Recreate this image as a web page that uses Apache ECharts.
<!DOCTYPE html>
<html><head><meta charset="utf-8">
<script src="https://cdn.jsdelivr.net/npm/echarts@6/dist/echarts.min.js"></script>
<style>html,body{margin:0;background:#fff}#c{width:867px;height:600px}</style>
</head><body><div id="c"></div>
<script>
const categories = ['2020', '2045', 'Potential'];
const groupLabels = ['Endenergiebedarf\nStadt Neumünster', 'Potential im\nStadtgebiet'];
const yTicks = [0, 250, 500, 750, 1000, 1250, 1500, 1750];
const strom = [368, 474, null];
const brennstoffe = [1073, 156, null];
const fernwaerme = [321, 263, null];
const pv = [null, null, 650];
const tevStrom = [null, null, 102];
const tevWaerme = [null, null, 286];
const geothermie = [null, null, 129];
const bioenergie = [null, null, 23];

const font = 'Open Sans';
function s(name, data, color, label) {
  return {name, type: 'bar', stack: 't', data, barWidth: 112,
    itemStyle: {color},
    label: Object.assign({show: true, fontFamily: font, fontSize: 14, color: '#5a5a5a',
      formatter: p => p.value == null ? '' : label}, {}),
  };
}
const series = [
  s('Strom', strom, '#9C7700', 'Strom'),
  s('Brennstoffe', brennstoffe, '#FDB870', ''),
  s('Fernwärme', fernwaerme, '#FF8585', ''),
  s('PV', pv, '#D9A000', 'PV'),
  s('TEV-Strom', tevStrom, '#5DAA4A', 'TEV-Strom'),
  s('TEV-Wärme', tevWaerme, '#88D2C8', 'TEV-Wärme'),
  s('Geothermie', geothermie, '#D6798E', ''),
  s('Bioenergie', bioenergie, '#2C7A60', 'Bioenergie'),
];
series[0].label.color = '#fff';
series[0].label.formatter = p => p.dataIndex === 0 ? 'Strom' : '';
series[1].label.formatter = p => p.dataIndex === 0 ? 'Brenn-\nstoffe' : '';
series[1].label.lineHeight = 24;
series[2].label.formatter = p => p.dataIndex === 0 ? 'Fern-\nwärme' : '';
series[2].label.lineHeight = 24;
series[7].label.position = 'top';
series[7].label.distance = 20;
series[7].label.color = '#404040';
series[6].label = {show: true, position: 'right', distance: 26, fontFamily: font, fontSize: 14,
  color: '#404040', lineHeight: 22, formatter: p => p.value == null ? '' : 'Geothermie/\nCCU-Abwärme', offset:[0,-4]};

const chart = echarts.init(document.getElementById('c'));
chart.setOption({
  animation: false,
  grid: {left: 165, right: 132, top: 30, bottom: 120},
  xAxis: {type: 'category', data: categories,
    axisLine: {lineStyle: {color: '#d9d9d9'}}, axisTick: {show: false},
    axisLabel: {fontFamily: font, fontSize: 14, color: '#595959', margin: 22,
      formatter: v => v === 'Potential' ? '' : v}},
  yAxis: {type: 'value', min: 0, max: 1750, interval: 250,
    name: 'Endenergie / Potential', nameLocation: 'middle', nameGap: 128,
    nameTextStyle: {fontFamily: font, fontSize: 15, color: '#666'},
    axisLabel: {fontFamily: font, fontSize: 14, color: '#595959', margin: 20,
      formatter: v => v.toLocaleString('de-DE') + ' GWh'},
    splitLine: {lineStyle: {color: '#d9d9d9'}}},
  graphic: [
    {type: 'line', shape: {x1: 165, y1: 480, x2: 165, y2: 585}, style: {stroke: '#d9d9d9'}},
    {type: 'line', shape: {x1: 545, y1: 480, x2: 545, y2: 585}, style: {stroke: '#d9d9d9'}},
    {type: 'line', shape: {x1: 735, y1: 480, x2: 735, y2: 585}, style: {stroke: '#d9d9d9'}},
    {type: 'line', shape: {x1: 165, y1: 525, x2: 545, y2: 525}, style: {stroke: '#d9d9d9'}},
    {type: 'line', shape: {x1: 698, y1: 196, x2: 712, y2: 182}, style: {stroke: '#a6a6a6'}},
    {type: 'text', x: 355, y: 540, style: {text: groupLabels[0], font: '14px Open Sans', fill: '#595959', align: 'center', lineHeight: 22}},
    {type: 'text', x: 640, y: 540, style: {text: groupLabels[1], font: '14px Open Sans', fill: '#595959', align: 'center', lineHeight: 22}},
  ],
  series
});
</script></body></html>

==

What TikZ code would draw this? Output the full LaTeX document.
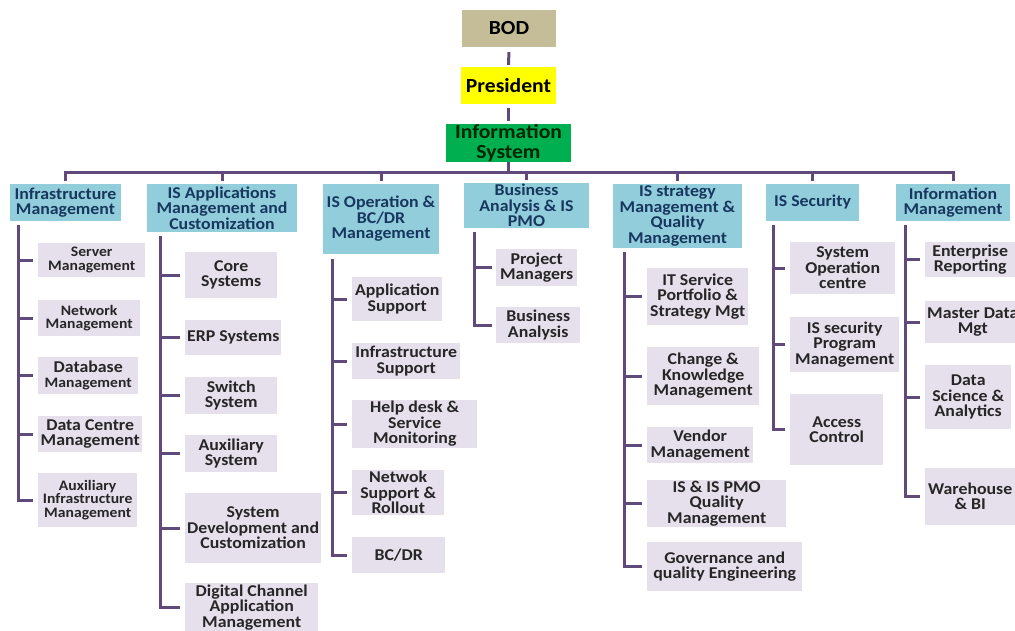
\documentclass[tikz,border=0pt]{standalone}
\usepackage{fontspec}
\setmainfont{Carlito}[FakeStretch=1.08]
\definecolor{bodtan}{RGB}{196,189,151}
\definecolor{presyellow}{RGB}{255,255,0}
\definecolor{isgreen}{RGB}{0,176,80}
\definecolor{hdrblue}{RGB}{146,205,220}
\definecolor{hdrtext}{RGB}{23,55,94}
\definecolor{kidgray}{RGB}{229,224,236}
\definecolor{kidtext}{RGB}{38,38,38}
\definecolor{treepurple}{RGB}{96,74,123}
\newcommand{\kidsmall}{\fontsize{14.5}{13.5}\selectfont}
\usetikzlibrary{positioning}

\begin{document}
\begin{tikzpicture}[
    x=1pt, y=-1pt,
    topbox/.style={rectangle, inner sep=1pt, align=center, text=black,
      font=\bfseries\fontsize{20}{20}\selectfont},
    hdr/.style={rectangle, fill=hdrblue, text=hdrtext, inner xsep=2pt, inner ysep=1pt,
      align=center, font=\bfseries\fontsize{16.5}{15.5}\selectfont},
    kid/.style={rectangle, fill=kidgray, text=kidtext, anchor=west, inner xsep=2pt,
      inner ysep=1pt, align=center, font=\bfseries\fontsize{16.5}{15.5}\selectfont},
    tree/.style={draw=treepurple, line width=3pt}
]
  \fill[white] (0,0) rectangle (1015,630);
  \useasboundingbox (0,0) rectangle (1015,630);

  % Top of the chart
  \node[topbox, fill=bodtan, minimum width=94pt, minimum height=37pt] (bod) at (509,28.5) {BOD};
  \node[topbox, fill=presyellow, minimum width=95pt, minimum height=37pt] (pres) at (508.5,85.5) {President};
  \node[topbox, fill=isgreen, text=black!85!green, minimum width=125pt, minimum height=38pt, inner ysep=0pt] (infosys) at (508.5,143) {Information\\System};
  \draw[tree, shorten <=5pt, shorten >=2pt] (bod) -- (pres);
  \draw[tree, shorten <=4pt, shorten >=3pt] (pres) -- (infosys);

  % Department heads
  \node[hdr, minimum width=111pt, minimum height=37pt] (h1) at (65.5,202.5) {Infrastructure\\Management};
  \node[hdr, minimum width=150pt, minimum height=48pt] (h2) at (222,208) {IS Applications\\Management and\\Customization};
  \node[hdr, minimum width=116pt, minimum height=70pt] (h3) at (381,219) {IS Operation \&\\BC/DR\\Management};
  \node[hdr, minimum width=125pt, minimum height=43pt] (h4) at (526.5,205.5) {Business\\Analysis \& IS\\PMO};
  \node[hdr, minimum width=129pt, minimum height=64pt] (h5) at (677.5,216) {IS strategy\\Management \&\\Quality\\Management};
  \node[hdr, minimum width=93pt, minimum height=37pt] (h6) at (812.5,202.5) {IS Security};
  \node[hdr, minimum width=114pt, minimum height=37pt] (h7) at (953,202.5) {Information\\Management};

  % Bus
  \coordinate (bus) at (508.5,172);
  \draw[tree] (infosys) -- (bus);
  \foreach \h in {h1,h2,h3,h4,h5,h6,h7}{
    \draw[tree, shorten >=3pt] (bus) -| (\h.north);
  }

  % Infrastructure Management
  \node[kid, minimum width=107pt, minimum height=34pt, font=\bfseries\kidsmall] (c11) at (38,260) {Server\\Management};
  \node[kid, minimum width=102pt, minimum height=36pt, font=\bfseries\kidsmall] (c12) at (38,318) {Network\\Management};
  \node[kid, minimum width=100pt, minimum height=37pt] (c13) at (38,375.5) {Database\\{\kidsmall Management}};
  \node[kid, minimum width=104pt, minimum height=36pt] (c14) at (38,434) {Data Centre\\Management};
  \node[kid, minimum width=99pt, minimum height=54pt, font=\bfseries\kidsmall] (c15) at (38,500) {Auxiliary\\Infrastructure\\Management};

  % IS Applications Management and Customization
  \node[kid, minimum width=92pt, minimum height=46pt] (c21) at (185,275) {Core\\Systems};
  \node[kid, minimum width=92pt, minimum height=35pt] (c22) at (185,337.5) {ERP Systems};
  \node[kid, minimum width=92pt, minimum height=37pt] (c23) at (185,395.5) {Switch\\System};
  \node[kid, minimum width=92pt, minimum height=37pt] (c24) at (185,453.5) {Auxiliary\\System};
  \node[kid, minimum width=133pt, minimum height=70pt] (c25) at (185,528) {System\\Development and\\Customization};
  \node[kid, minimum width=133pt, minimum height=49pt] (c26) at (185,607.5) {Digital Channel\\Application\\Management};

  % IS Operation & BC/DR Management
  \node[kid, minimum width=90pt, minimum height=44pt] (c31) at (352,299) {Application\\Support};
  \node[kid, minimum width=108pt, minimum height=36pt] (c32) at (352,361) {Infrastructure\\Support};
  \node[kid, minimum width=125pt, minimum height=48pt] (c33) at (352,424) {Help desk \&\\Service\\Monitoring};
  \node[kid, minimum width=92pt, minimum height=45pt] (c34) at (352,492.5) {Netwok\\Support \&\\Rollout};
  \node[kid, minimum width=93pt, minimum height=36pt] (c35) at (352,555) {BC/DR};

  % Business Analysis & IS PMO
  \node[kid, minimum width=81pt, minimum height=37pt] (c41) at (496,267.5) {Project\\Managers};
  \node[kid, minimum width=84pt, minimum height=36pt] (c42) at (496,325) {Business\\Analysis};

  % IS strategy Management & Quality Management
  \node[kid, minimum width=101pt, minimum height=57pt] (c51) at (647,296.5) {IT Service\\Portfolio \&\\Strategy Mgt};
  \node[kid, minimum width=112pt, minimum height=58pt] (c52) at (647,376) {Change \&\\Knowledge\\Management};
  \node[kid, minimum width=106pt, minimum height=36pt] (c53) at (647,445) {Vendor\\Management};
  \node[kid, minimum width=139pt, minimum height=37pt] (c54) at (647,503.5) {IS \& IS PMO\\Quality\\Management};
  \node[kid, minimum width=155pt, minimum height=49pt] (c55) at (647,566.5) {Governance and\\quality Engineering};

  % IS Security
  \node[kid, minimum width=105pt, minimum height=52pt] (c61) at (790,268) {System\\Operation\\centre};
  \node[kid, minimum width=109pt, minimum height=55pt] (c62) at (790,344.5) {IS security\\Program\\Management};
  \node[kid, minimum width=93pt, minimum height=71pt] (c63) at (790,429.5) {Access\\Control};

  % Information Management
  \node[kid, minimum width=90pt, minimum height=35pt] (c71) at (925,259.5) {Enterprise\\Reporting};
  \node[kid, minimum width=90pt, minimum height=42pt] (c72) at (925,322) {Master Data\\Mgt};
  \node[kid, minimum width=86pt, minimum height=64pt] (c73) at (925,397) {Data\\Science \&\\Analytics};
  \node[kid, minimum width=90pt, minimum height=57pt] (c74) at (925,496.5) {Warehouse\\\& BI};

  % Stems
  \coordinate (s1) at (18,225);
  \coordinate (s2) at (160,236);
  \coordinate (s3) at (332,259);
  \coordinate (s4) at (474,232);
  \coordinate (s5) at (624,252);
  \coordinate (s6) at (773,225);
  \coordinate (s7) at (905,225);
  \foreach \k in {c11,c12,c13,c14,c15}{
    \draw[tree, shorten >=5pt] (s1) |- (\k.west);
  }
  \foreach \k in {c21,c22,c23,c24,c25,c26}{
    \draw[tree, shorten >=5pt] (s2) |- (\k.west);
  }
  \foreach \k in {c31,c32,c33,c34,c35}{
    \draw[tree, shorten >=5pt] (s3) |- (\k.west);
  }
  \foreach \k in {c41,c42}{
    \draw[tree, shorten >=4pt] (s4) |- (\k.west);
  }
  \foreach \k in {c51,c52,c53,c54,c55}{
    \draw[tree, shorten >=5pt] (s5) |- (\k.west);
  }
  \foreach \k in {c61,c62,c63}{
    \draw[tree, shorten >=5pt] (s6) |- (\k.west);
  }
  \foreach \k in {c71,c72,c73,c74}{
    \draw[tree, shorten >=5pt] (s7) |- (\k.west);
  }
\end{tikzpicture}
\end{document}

**Task details**
Look back at the entries above and repeat, unchanged, every line from the line holding "Recreate this image" through the line holding "const bioenergie = [null, null, 23];".

**Full output**
Recreate this image as a web page that uses Apache ECharts.
<!DOCTYPE html>
<html><head><meta charset="utf-8">
<script src="https://cdn.jsdelivr.net/npm/echarts@6/dist/echarts.min.js"></script>
<style>html,body{margin:0;background:#fff}#c{width:867px;height:600px}</style>
</head><body><div id="c"></div>
<script>
const categories = ['2020', '2045', 'Potential'];
const groupLabels = ['Endenergiebedarf\nStadt Neumünster', 'Potential im\nStadtgebiet'];
const yTicks = [0, 250, 500, 750, 1000, 1250, 1500, 1750];
const strom = [368, 474, null];
const brennstoffe = [1073, 156, null];
const fernwaerme = [321, 263, null];
const pv = [null, null, 650];
const tevStrom = [null, null, 102];
const tevWaerme = [null, null, 286];
const geothermie = [null, null, 129];
const bioenergie = [null, null, 23];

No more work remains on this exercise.